A production-style Retrieval-Augmented Generation pipeline built from scratch. Upload a PDF, ask questions, get answers grounded in your document.
Built to understand and demonstrate every step of the RAG pipeline — from PDF parsing to hybrid search to streaming LLM responses.
Architecture
PDF Upload → pymupdf parsing → recursive chunking → TF-IDF embedding
→ Pinecone vector storage → hybrid retrieval (dense + BM25 + RRF)
→ LLM reranking → Groq/Llama 3.1 streaming response
┌─────────────┐ ┌──────────┐ ┌──────────┐ ┌──────────┐
│ PDF Upload │────→│ Chunker │────→│ Embedder │────→│ Pinecone │
└─────────────┘ └──────────┘ └──────────┘ └──────────┘
│
┌─────────────┐ ┌──────────┐ ┌──────────┐ │
│ Groq LLM │←────│ Reranker │←────│ Retriever│←─────────┘
│ (streaming) │ │ (LLM) │ │ (hybrid) │
└─────────────┘ └──────────┘ └──────────┘
What each step does
1. PDF Parsing
Extracts text from PDFs using pymupdf (fitz) — the best free PDF parser. Handles multi-column layouts, tables, and complex formatting better than PyPDF2.
2. Chunking
Recursive character splitting — tries to split on natural boundaries in order: paragraphs → newlines → sentences → words. Keeps semantically related text together while respecting size limits.
3. Embedding
TF-IDF vectors with fixed dimensions. Converts text to numerical vectors based on word importance. Each word's score = how often it appears in this chunk × how rare it is across all chunks. Designed to be swapped for neural embeddings (BGE, OpenAI, Sentence Transformers) when available.
4. Vector Storage
Pinecone — cloud vector database with HNSW indexing. Vectors are stored permanently and searched in O(log n) time instead of brute-force O(n). Falls back to in-memory search if Pinecone is unavailable.
5. Retrieval
Hybrid search combining two approaches:
- Dense search (Pinecone): finds semantically similar chunks via vector cosine similarity
- Sparse search (BM25): finds keyword-matching chunks via term frequency scoring
- Reciprocal Rank Fusion: merges both ranked lists — chunks that score high in both get boosted
6. Reranking
LLM-based reranking — after retrieving top 20 candidates, asks the LLM to score each chunk's relevance (0-10).
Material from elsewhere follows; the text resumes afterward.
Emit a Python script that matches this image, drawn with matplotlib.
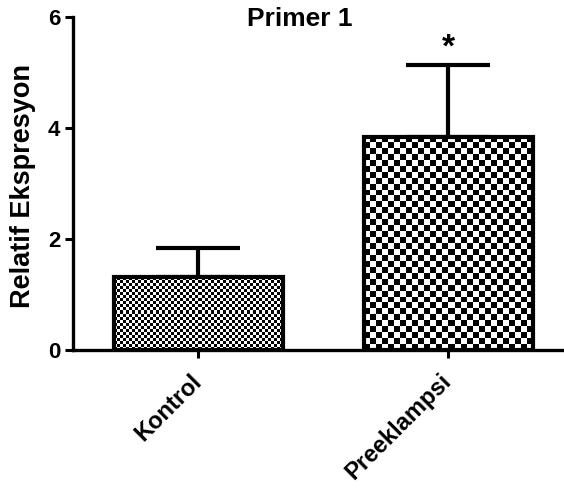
import numpy as np
import matplotlib
matplotlib.use("Agg")
import matplotlib.pyplot as plt

categories = ["Kontrol", "Preeklampsi"]
means = [1.31, 3.84]
errors = [0.52, 1.30]
yticks = [0, 2, 4, 6]
title = "Primer 1"
ylabel = "Relatif Ekspresyon"
star = "*"

plt.rcParams['font.family'] = ['Liberation Sans', 'DejaVu Sans']
plt.rcParams['font.weight'] = 'bold'

W, H = 564, 493
fig = plt.figure(figsize=(W / 100, H / 100), dpi=100)
ax = fig.add_axes([73 / W, (H - 350) / H, 491 / W, 333 / H])

x = np.arange(len(categories))
width = 0.676
ax.set_xlim(-0.5, 1.464)
ax.set_ylim(0, 6)

bars = ax.bar(x, means, width=width, facecolor='none', edgecolor='black',
              linewidth=3.0, zorder=3)
cells = [3, 6]
fig.canvas.draw()
for b, c in zip(bars, cells):
    x0, y0 = b.get_x(), b.get_y()
    x1, y1 = x0 + b.get_width(), y0 + b.get_height()
    p0 = ax.transData.transform((x0, y0))
    p1 = ax.transData.transform((x1, y1))
    wpx, hpx = p1[0] - p0[0], p1[1] - p0[1]
    nx, ny = max(int(round(wpx / c)), 1), max(int(round(hpx / c)), 1)
    ii, jj = np.indices((ny, nx))
    img = ((ii + jj) % 2).astype(float)
    im = ax.imshow(img, cmap='gray', vmin=0, vmax=1, extent=(x0, x1, y0, y1),
                   aspect='auto', interpolation='nearest', zorder=2.5, origin='lower')
    im.set_clip_path(b)
ax.set_xlim(-0.5, 1.464)
ax.set_ylim(0, 6)
ax.set_aspect('auto')

ax.errorbar(x, means, yerr=[np.zeros(len(errors)), errors], fmt='none',
            ecolor='black', elinewidth=3.0, capsize=30, capthick=3.0, zorder=2)

ax.text(x[1], means[1] + errors[1] + 0.3, star, ha='center', va='center',
        fontsize=24, fontweight='bold')

for s in ['top', 'right']:
    ax.spines[s].set_visible(False)
for s in ['left', 'bottom']:
    ax.spines[s].set_linewidth(2.4)
ax.spines['bottom'].set_zorder(4)

ax.set_yticks(yticks)
ax.set_yticklabels([str(t) for t in yticks], fontsize=16, fontweight='bold')
ax.set_xticks(x)
ax.set_xticklabels(categories, rotation=45, ha='right', va='center',
                   rotation_mode='anchor', fontsize=17, fontweight='bold')
ax.tick_params(axis='both', direction='out', length=6, width=2.2, pad=3)
ax.tick_params(axis='x', pad=14)

fig.text(300 / W, 1 - 19 / H, title, ha='center', va='center',
         fontsize=19, fontweight='bold')
fig.text(23 / W, 1 - 186 / H, ylabel, ha='center', va='center', rotation=90,
         fontsize=19.5, fontweight='bold')

fig.savefig("out.png", dpi=100)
Reorders by relevance score and returns top 5. A lightweight alternative to cross-encoder models.
7. Conversation Memory
Sliding window + auto-summarization:
- Keeps last 6 messages in full
- When history exceeds 12 messages, older messages are summarized by the LLM into 2-3 sentences
- Summary + recent messages are included in every prompt
- The LLM is stateless — memory is managed entirely in application code
8. Chat
Streaming SSE responses via Groq (Llama 3.1 8B). The prompt includes conversation memory + retrieved context + the user's question. Tokens stream to the frontend as they're generated.
Design Decisions
Why TF-IDF instead of neural embeddings?
TF-IDF requires zero external dependencies — no PyTorch, no model downloads, no GPU. It works offline on any machine. The architecture supports swapping in neural embeddings (BGE, Sentence Transformers, Ollama) by changing one class. TF-IDF + BM25 hybrid search provides surprisingly good retrieval for most use cases.
Why Pinecone over self-hosted?
Free tier with 2GB storage, no infrastructure to manage, HNSW indexing out of the box. The code falls back to in-memory search if Pinecone is unavailable, so it works without any cloud dependency.
Why LLM reranking instead of cross-encoder?
Cross-encoders (ms-marco-MiniLM) require PyTorch (~800MB). LLM reranking uses the same Groq API we already have for chat — no new dependencies. Trade-off: ~500ms extra latency vs ~20ms for a cross-encoder.
Why Groq over OpenAI?
Free tier, fast inference (Llama 3.1 8B), no cost for experimentation. The LangChain abstraction makes it trivial to swap providers.